Exporting to S3

The S3 file system has some differences from other file systems that affect data export. You must set some additional configuration parameters for authentication and region, and there are some restrictions on the output.

Configuration Parameters

To access S3 you must create an IAM role and grant that role permission to access your S3 resources. For more information about IAM roles, see the Amazon Web Services documentation.

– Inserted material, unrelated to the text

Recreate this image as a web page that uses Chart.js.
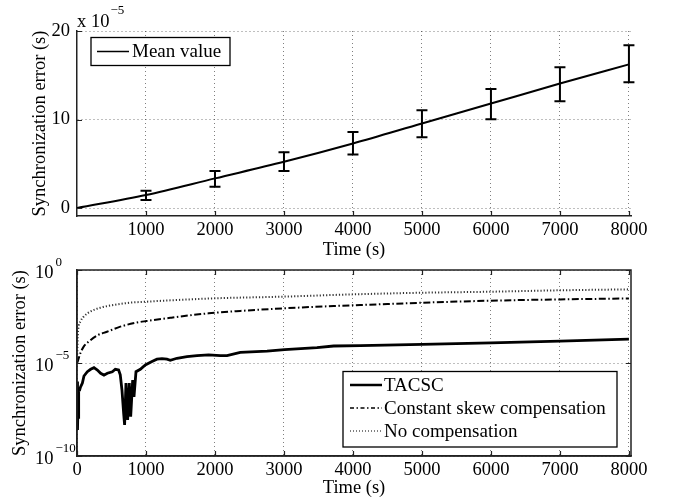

Vertica uses several configuration parameters related to AWS, which can be set for the database or for a session. See AWS Parameters for the complete list. These parameters include:

  • AWSRegion: the region containing the output S3 bucket. This configuration parameter affects all S3 access from the database, including reads, so if you are using S3 in other ways, set this as a session parameter to avoid conflicts.
  • AWSAuth: the value is an ID (AccessKeyID) and a secret key (SecretAccessKey), formatted 'id:secret'. Use a session parameter to avoid storing credentials in the database.
  • AWSSessionToken, if you are using multi-factor authentication: the value is a token generated by AWS STS. You must use a session parameter; AWS session tokens expire.

Output Restrictions

S3 limits buckets to 5TB. You might need to divide very large exports.

The S3 file system does not support renaming files in place; it implements a rename as a copy followed by a delete. On other file systems, EXPORT TO PARQUET supports atomicity by writing its output into a temporary directory and renaming it when complete. Such an approach is impractical for S3, so EXPORT TO PARQUET writes directly to the destination path. It is therefore possible to begin reading the exported data before the export has finished, which could lead to errors. Be careful to wait for the export to finish before using the data.

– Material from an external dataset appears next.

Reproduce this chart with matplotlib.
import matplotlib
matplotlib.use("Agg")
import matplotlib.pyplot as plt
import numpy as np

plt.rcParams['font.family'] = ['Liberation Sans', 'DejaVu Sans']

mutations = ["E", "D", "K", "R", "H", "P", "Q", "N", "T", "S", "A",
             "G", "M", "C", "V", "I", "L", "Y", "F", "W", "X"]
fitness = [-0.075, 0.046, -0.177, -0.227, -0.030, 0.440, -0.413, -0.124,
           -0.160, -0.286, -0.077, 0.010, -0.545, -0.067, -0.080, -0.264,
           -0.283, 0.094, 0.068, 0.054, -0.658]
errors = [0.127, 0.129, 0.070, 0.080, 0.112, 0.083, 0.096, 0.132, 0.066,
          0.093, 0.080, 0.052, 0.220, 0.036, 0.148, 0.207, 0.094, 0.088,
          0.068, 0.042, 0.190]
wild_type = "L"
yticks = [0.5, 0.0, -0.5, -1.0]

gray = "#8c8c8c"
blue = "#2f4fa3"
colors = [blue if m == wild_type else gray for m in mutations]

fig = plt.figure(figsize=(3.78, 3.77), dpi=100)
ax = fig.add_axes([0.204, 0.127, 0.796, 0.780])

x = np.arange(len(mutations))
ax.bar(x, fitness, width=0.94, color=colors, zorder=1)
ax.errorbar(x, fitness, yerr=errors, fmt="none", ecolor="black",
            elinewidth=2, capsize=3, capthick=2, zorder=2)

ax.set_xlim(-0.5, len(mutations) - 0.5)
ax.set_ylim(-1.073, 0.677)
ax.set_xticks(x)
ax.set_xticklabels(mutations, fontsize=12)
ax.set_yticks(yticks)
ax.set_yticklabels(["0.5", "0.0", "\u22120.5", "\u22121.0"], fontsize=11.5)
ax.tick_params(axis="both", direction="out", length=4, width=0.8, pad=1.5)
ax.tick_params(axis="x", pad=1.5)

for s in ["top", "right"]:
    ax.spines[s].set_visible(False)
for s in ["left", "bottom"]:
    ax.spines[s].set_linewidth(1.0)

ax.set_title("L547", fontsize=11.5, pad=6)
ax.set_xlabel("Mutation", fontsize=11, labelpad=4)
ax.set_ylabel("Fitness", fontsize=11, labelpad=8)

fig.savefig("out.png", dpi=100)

On other file systems, Vertica retries a failed query if the database is K-safe. When exporting to S3, Vertica does not retry the export and instead reports an error. For example, if a node goes down during export, Vertica returns Error 4142 (Node failure during execution).

If you cancel an export or an export fails, Vertica does not clean up the partial output. On S3, that partial output costs you money, so after a cancellation or failure, delete the files on S3. Further, because the output path must not exist, you would need to delete the partial output before retrying the export with the same destination.

Be careful to avoid concurrent exports to the same output destination. Doing so is an error on any file system, and on other file systems the result is that only one export can succeed. Doing so on S3 could produce incorrect results because of the way S3 propagates changes.